Hey Taylor! A late welcome to YWS. :)
This is a pretty great poem- I love works about seasons!! I'm just going to make done suggestions and comments, you don't have to change anything if you don't want to.

You may want to break this into multiple stanzas. I think it improves the flow of the poem, and you would really only have to divide it into four- one for each stanza. If you had stanza breaks before it was published, then I know that's happened to me a lot. I just use a period in a blank line sometime to indicate a break. :) It works pretty well if you want to do that!

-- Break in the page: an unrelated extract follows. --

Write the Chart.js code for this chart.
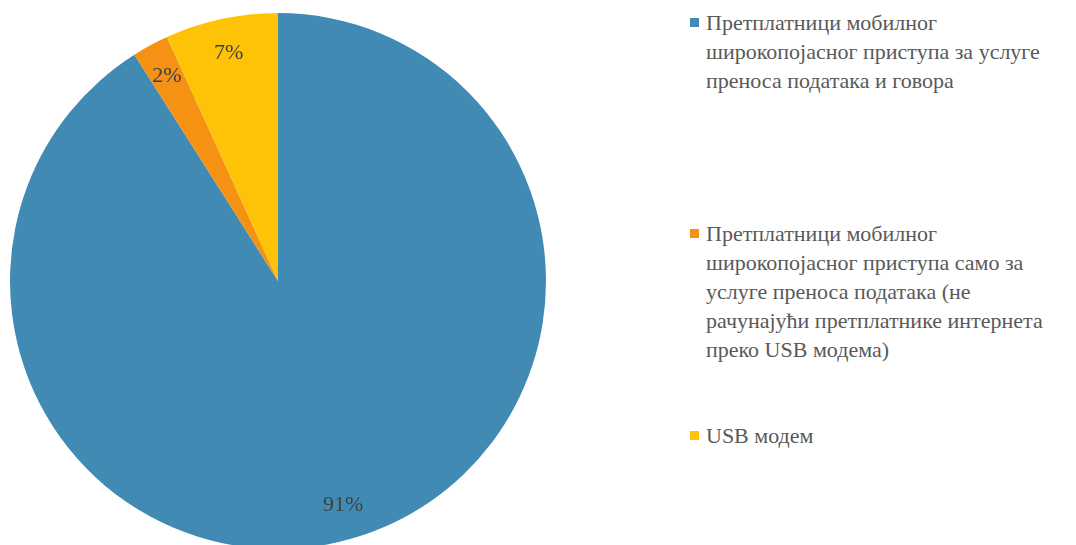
<!DOCTYPE html>
<html>
<head>
<meta charset="utf-8">
<script src="https://cdn.jsdelivr.net/npm/chart.js@4/dist/chart.umd.min.js"></script>
<style>
    html, body { margin: 0; padding: 0; background: #ffffff; overflow: hidden; }
    body { width: 1076px; height: 545px; position: relative; font-family: "Times New Roman", Tinos, "Liberation Serif", "DejaVu Serif", "Noto Serif", serif; }
    #pieBox { position: absolute; left: 0; top: 0; width: 556px; height: 560px; }
    .legend { position: absolute; left: 690px; top: 0; width: 386px; color: #595959; font-size: 22px; line-height: 29px; }
    .legend-item { position: absolute; left: 0; width: 386px; padding-left: 16px; box-sizing: border-box; white-space: nowrap; }
    .legend-color { position: absolute; left: 0; top: 10px; width: 9px; height: 9px; }
</style>
</head>
<body>
<div id="pieBox"><canvas id="pieChart"></canvas></div>
<div class="legend" id="legend"></div>
<script>
// 数据（图例按原图换行）
const categories = [
    ['Претплатници мобилног', 'широкопојасног приступа за услуге', 'преноса података и говора'],
    ['Претплатници мобилног', 'широкопојасног приступа само за', 'услуге преноса података (не', 'рачунајући претплатнике интернета', 'преко USB модема)'],
    ['USB модем']
];
const shares = [91.0, 2.2, 6.8];
const percentLabels = ['91%', '2%', '7%'];
const colors = ['#418ab3', '#f59213', '#fec306'];
// 图例每项的顶部位置
const legendTops = [8, 219, 421];

const fontStack = '"Times New Roman", Tinos, "Liberation Serif", "DejaVu Serif", "Noto Serif", serif';

// 扇区内百分比标签
const sliceLabels = {
    id: 'sliceLabels',
    afterDatasetsDraw(chart) {
        const ctx = chart.ctx;
        const meta = chart.getDatasetMeta(0);
        ctx.save();
        ctx.font = '22px ' + fontStack;
        ctx.fillStyle = '#404040';
        ctx.textAlign = 'center';
        ctx.textBaseline = 'middle';
        meta.data.forEach((arc, i) => {
            const p = arc.getProps(['x', 'y', 'startAngle', 'endAngle', 'outerRadius'], true);
            const mid = (p.startAngle + p.endAngle) / 2;
            const r = p.outerRadius * 0.87;
            ctx.fillText(percentLabels[i], p.x + Math.cos(mid) * r, p.y + Math.sin(mid) * r);
        });
        ctx.restore();
    }
};

new Chart(document.getElementById('pieChart'), {
    type: 'pie',
    data: {
        labels: categories,
        datasets: [{
            data: shares,
            backgroundColor: colors,
            borderWidth: 0
        }]
    },
    options: {
        responsive: true,
        maintainAspectRatio: false,
        animation: false,
        layout: { padding: { left: 10, right: 10, top: 13, bottom: 11 } },
        plugins: {
            legend: { display: false },
            tooltip: { enabled: false }
        }
    },
    plugins: [sliceLabels]
});

// 自定义图例
document.getElementById('legend').innerHTML = categories.map((lines, i) => `
    <div class="legend-item" style="top:${legendTops[i]}px">
        <span class="legend-color" style="background:${colors[i]}"></span>${lines.join('<br>')}
    </div>`).join('');
</script>
</body>
</html>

I'm not going to judge your capitalisation, because it's certainly a style choice, but having each line capitalised seems to break the flow a bit. Again, very much a style choice.

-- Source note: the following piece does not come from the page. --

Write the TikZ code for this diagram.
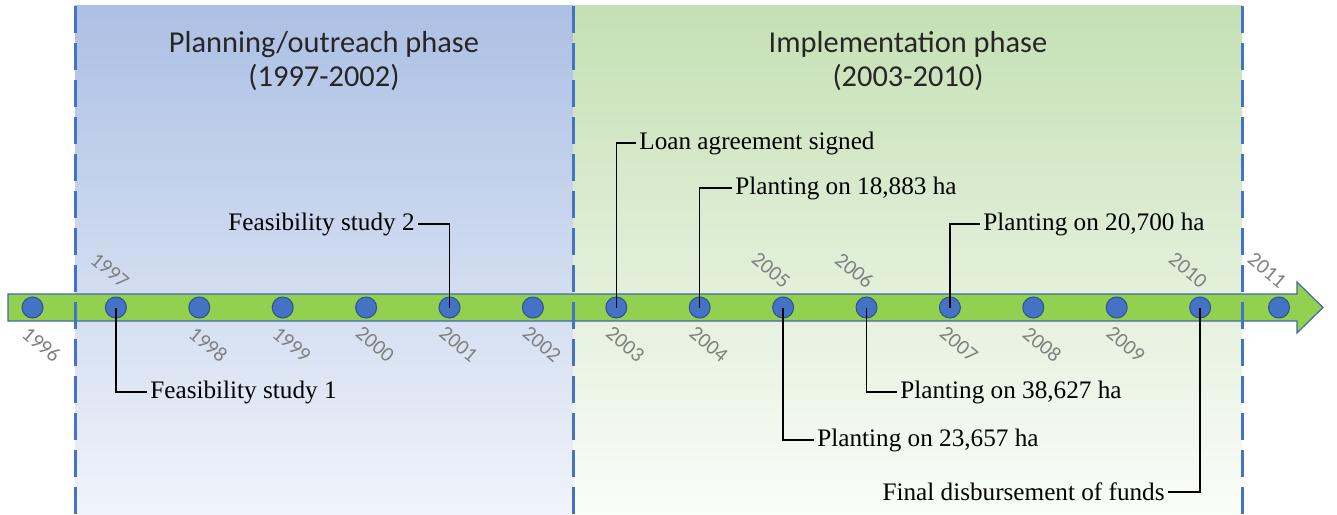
\documentclass[tikz,border=0pt]{standalone}
\usepackage{fontspec}
\setmainfont{Liberation Serif}
\newfontfamily\calfont{Carlito}
\usetikzlibrary{calc, positioning}
\definecolor{phaseblue}{RGB}{172,192,228}
\definecolor{phasegreen}{RGB}{197,224,180}
\definecolor{dashblue}{RGB}{68,114,196}
\definecolor{dotblue}{RGB}{68,114,196}
\definecolor{dotedge}{RGB}{47,82,143}
\definecolor{arrowgreen}{RGB}{146,208,80}
\definecolor{arrowedge}{RGB}{65,105,170}
\definecolor{yeargray}{RGB}{128,128,128}
\tikzset{
  yr/.style={circle, fill=dotblue, draw=dotedge, line width=0.5pt, minimum size=10.5pt, inner sep=0pt},
  yrtext/.style={text=yeargray, font=\calfont\fontsize{10.5}{11}\selectfont, rotate=-40, inner sep=0pt},
  event/.style={font=\fontsize{12.6}{14}\selectfont, inner sep=1.5pt},
  phase/.style={font=\calfont\fontsize{15.2}{17}\selectfont, align=center, text=black!85},
  callout/.style={line width=0.7pt},
  phaseline/.style={dashblue, line width=1.5pt, dash pattern=on 13.5pt off 5pt},
}

\begin{document}
\begin{tikzpicture}[x=0.5pt, y=-0.5pt]
\useasboundingbox (0,0) rectangle (1337,514);
% phases
\shade[top color=phaseblue, bottom color=phaseblue!18!white] (75,5) rectangle (573,514);
\shade[top color=phasegreen, bottom color=phasegreen!8!white] (573,5) rectangle (1242,514);
\node[phase] (plan) at (324,61) {Planning/outreach phase\\(1997-2002)};
\node[phase] (impl) at (908,61) {Implementation phase\\(2003-2010)};
% time line
\draw[fill=arrowgreen, draw=arrowedge, line width=0.6pt] (8,294) -- (1297,294) -- (1297,282) -- (1323,307.5) -- (1297,333) -- (1297,321) -- (8,321) -- cycle;
\foreach \yr [count=\i from 0] in {1996,...,2010} {
  \node[yr] (y\yr) at ({32.5+83.4*\i},307.5) {};
}
\node[yr] (y2011) at (1279,307.5) {};
\foreach \yr in {1996,1998,1999,2000,2001,2002,2003,2004,2007,2008,2009} {
  \node[yrtext] (l\yr) at ($(y\yr)+(9,37)$) {\yr};
}
\node[yrtext] (l1997) at ($(y1997)+(-6,-37)$) {1997};
\foreach \yr in {2005,2006,2010,2011} {
  \node[yrtext] (l\yr) at ($(y\yr)+(-12,-37)$) {\yr};
}
\draw[phaseline] (75,6) -- (75,514);
\draw[phaseline] (573,6) -- (573,514);
\draw[phaseline] (1242,6) -- (1242,514);
% events
\node[event, anchor=west] (fs1) at (147,392) {Feasibility study 1};
\node[event, anchor=east] (fs2) at (418,224) {Feasibility study 2};
\node[event, anchor=west] (loan) at (636,143) {Loan agreement signed};
\node[event, anchor=west] (p2004) at (732,188) {Planting on 18,883 ha};
\node[event, anchor=west] (p2005) at (814,440) {Planting on 23,657 ha};
\node[event, anchor=west] (p2006) at (897,392) {Planting on 38,627 ha};
\node[event, anchor=west] (p2007) at (980,224) {Planting on 20,700 ha};
\node[event, anchor=east] (fund) at (1168,492) {Final disbursement of funds};
\draw[callout] (y1997.center) |- (fs1.west);
\draw[callout] (y2001.center) |- (fs2.east);
\draw[callout] (y2003.center) |- (loan.west);
\draw[callout] (y2004.center) |- (p2004.west);
\draw[callout] (y2005.center) |- (p2005.west);
\draw[callout] (y2006.center) |- (p2006.west);
\draw[callout] (y2007.center) |- (p2007.west);
\draw[callout] (y2010.center) |- (fund.east);
\end{tikzpicture}
\end{document}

I noticed you said "Rose-tinted glasses" twice, I like the repetition that connects the beginning and end of the poem. This also connects spring and summer, and gives the illusion only a circle or cycle, like seasons naturally are. Nicely done! :D (Doesn't that phrase belong to a song as well?)

I liked your description of winter. You included frost and dead grass, but no snow. I have lots of snow here, and I think it's pretty common to see only snow in poetry about winter. I like your outlook on it.

Heathered snowdrops cast to the ground

To form glass puddles.

These two were definitely my favourite lines!!

Anyway, beautiful job! Hope to see more from you soon. :)

-Falco





The only fool bigger than the person who knows it all is the person who argues with him.